Mos def one of my favorite movies of all time... gave it to a friend who basically grew up in that sort of childhood experience. She cried so hard the next time i saw her, saying "Thank You! Thank You!"
If you identify with it, that movie is chock-full o’ soul-power. Never underestimate the power escapism.
Anonymous, on Oct 7, 2009 wrote:
That was a really great interview. Glad to see that Gilliam was comfortable and generous with such a fanboy.
lowbrow, on Oct 7, 2009 wrote:
thank you terry. brazil is still one of the best movies ever made.
sbay33, on Oct 7, 2009 wrote:
Don’t know how you did it, Nick, but you got Gilliam to talk like he doesn’t give interviews often
Anonymous, on Oct 7, 2009 wrote:
nick gazin, you lucky fucking bastard...
Anonymous, on Oct 7, 2009 wrote:
how on god’s green earth have i not heard of help! before? it sounds like a place where geniuses convened.
gnarwhal, on Oct 7, 2009 wrote:
i’m pretty excited about dr. parnissus but it will be interesting to see how it comes out. it’s sad about heath ledger passing but it’s also sad that that will be the media focus on the coverage of this film which has the potential to be amazing with or without the hoopla surrounding ledger’s last work.
VanAudio, on Sep 24, 2009 wrote:
Great interview of one of my life long heros
Anonymous, on Sep 24, 2009 wrote:
Fear and Loathing has been classic material for some time, imo.
Anonymous, on Sep 23, 2009 wrote:
that was a brilliant interview! and i think you did a great job
hi fructose, on Sep 21, 2009 wrote:
damn you, nick gazin! it should have been me doing this interview!
Anonymous, on Sep 21, 2009 wrote:
R.I.P., Mad.
Anonymous, on Sep 21, 2009 wrote:
I love this man! His films are funny mindfucks of the highest caliber!
Anonymous, on Sep 21, 2009 wrote:
he looks very "fisher king"-ish in these photos!
noiseZ13000, on Sep 20, 2009 wrote:
i like how he says the person who was supposed to do the piece originally died doing a story in detroit in or something... hahahaha
Anonymous, on Sep 15, 2009 wrote:
"I like how he says that monty python appealed to anarchic anti-authority kids... that actually kind of is the case"

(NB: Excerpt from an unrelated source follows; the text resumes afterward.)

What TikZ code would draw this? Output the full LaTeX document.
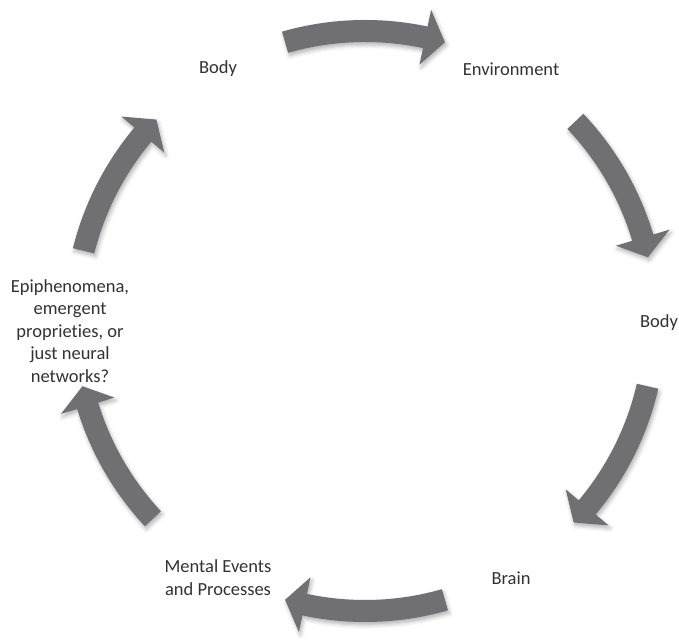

Ha! Those are the kind of kids that turned me onto MP.
Anonymous, on Sep 14, 2009 wrote:
I like how he says that monty python appealed to anarchic anti-authority kids... that actually kind of is the case
Anonymous, on Sep 12, 2009 wrote:
Good stuff.
thedon, on Sep 10, 2009 wrote:
Fear and Loathing is an amazing movie, I would that it is well appreciated now.